• [Data extract]
************

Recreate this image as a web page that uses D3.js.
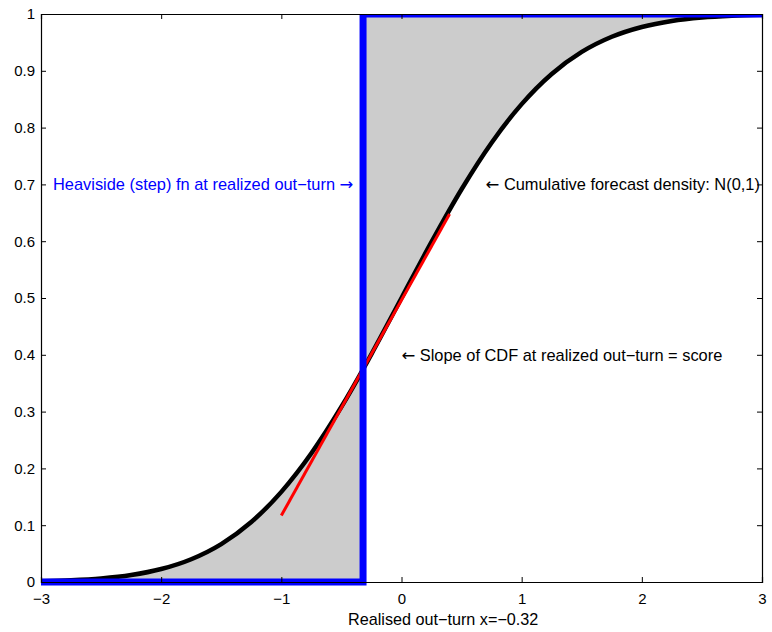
<!DOCTYPE html>
<html>
<head>
<meta charset="utf-8">
<script src="https://cdn.jsdelivr.net/npm/d3@7"></script>
<style>
  html, body { margin: 0; padding: 0; background: #fff; }
  svg { display: block; font-family: "Liberation Sans", Arial, Helvetica, sans-serif; }
  .arrow { font-family: "DejaVu Sans", sans-serif; }
</style>
</head>
<body>
<svg id="chart" width="772" height="632"></svg>
<script>
// Standard normal forecast CDF, sampled on the horizontal grid
const gridX = [-3, -2.75, -2.5, -2.25, -2, -1.75, -1.5, -1.25, -1, -0.75, -0.5, -0.25,
               0, 0.25, 0.5, 0.75, 1, 1.25, 1.5, 1.75, 2, 2.25, 2.5, 2.75, 3];
const cdfValues = [0.0013, 0.0030, 0.0062, 0.0122, 0.0228, 0.0401, 0.0668, 0.1056, 0.1587,
                   0.2266, 0.3085, 0.4013, 0.5, 0.5987, 0.6915, 0.7734, 0.8413, 0.8944,
                   0.9332, 0.9599, 0.9772, 0.9878, 0.9938, 0.9970, 0.9987];

// Realised out-turn and the forecast CDF there
const outturn = -0.32;
const cdfAtOutturn = 0.3745;

// Tangent (slope of CDF at the out-turn)
const tangentX = [-1.0, 0.4];
const tangentY = [0.117, 0.648];

// Axis ticks
const xTicks = [-3, -2, -1, 0, 1, 2, 3];
const yTicks = [0, 0.1, 0.2, 0.3, 0.4, 0.5, 0.6, 0.7, 0.8, 0.9, 1];

// Annotations: arrow glyph before/after the text
const notes = [
  { x: -2.9, y: 0.7, pre: "", text: "Heaviside (step) fn at realized out\u2212turn ", post: "\u2192", color: "#0000ff" },
  { x: 0.7,  y: 0.7, pre: "\u2190", text: " Cumulative forecast density: N(0,1)", post: "", color: "#000" },
  { x: 0.0,  y: 0.4, pre: "\u2190", text: " Slope of CDF at realized out\u2212turn = score", post: "", color: "#000" }
];
const xTitle = "Realised out\u2212turn x=\u22120.32";

const W = 772, H = 632;
const margin = { left: 41, top: 14, right: 10, bottom: 50 };
const svg = d3.select("#chart");

const x = d3.scaleLinear().domain([-3, 3]).range([margin.left, W - margin.right]);
const y = d3.scaleLinear().domain([0, 1]).range([H - margin.bottom, margin.top]);

const pts = gridX.map((v, i) => [v, cdfValues[i]]);
const leftPts = pts.filter(p => p[0] < outturn).concat([[outturn, cdfAtOutturn]]);
const rightPts = [[outturn, cdfAtOutturn]].concat(pts.filter(p => p[0] > outturn));
const allPts = leftPts.concat(rightPts.slice(1));

const curve = d3.curveMonotoneX;

// clip so thick lines stay inside the box at the top/sides
svg.append("defs").append("clipPath").attr("id", "plotclip")
  .append("rect")
  .attr("x", x(-3)).attr("y", y(1))
  .attr("width", x(3) - x(-3)).attr("height", y(0) - y(1) + 4);

const plot = svg.append("g").attr("clip-path", "url(#plotclip)");

// shaded area between the CDF and the step function
plot.append("path")
  .attr("d", d3.area().curve(curve).x(d => x(d[0])).y0(y(0)).y1(d => y(d[1]))(leftPts))
  .attr("fill", "#cccccc");
plot.append("path")
  .attr("d", d3.area().curve(curve).x(d => x(d[0])).y0(d => y(d[1])).y1(y(1))(rightPts))
  .attr("fill", "#cccccc");

// forecast CDF
plot.append("path")
  .attr("d", d3.line().curve(curve).x(d => x(d[0])).y(d => y(d[1]))(allPts))
  .attr("fill", "none").attr("stroke", "#000").attr("stroke-width", 4.5)
  .attr("stroke-linejoin", "round");

// tangent line
plot.append("path")
  .attr("d", d3.line().x(d => x(d[0])).y(d => y(d[1]))(tangentX.map((v, i) => [v, tangentY[i]])))
  .attr("fill", "none").attr("stroke", "#ff0000").attr("stroke-width", 3);

// Heaviside step at the out-turn
const stepPts = [[-3, 0], [outturn, 0], [outturn, 1], [3, 1]];
plot.append("path")
  .attr("d", d3.line().x(d => x(d[0])).y(d => y(d[1]))(stepPts))
  .attr("fill", "none").attr("stroke", "#0000ff").attr("stroke-width", 7)
  .attr("stroke-linejoin", "miter");

// axes box with ticks on all four sides
const tickLen = 5;
const fmtY = d => d3.format("~g")(d);
const fmtX = d => String(d).replace("-", "\u2212");

const axB = svg.append("g").attr("transform", `translate(0,${y(0)})`)
  .call(d3.axisBottom(x).tickValues(xTicks).tickSize(-tickLen).tickPadding(11).tickFormat(fmtX));
const axT = svg.append("g").attr("transform", `translate(0,${y(1)})`)
  .call(d3.axisTop(x).tickValues(xTicks).tickSize(-tickLen).tickFormat(""));
const axL = svg.append("g").attr("transform", `translate(${x(-3)},0)`)
  .call(d3.axisLeft(y).tickValues(yTicks).tickSize(-tickLen).tickPadding(6).tickFormat(fmtY));
const axR = svg.append("g").attr("transform", `translate(${x(3)},0)`)
  .call(d3.axisRight(y).tickValues(yTicks).tickSize(-tickLen).tickFormat(""));

[axB, axT, axL, axR].forEach(g => {
  g.select(".domain").attr("stroke", "#000").attr("stroke-width", 1.2);
  g.selectAll(".tick line").attr("stroke", "#000").attr("stroke-width", 1);
  g.selectAll(".tick text").attr("fill", "#000").style("font-size", "15px")
    .style("font-family", '"Liberation Sans", Arial, sans-serif');
});

// annotations
const noteSel = svg.append("g").selectAll("text").data(notes).join("text")
  .attr("x", d => x(d.x)).attr("y", d => y(d.y))
  .attr("dy", "0.35em")
  .attr("fill", d => d.color)
  .style("font-size", "16.4px");
noteSel.append("tspan").attr("class", "arrow").text(d => d.pre);
noteSel.append("tspan").text(d => d.text);
noteSel.append("tspan").attr("class", "arrow").text(d => d.post);

// x-axis title
svg.append("text")
  .attr("x", 348).attr("y", 625)
  .style("font-size", "16.2px")
  .text(xTitle);
</script>
</body>
</html>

************

Look at the listing and set down only the lines from its start through the line with "const cdfAtOutturn = 0.3745;", word for word and without pictures.

• [In response]
Recreate this image as a web page that uses D3.js.
<!DOCTYPE html>
<html>
<head>
<meta charset="utf-8">
<script src="https://cdn.jsdelivr.net/npm/d3@7"></script>
<style>
  html, body { margin: 0; padding: 0; background: #fff; }
  svg { display: block; font-family: "Liberation Sans", Arial, Helvetica, sans-serif; }
  .arrow { font-family: "DejaVu Sans", sans-serif; }
</style>
</head>
<body>
<svg id="chart" width="772" height="632"></svg>
<script>
// Standard normal forecast CDF, sampled on the horizontal grid
const gridX = [-3, -2.75, -2.5, -2.25, -2, -1.75, -1.5, -1.25, -1, -0.75, -0.5, -0.25,
               0, 0.25, 0.5, 0.75, 1, 1.25, 1.5, 1.75, 2, 2.25, 2.5, 2.75, 3];
const cdfValues = [0.0013, 0.0030, 0.0062, 0.0122, 0.0228, 0.0401, 0.0668, 0.1056, 0.1587,
                   0.2266, 0.3085, 0.4013, 0.5, 0.5987, 0.6915, 0.7734, 0.8413, 0.8944,
                   0.9332, 0.9599, 0.9772, 0.9878, 0.9938, 0.9970, 0.9987];

// Realised out-turn and the forecast CDF there
const outturn = -0.32;
const cdfAtOutturn = 0.3745;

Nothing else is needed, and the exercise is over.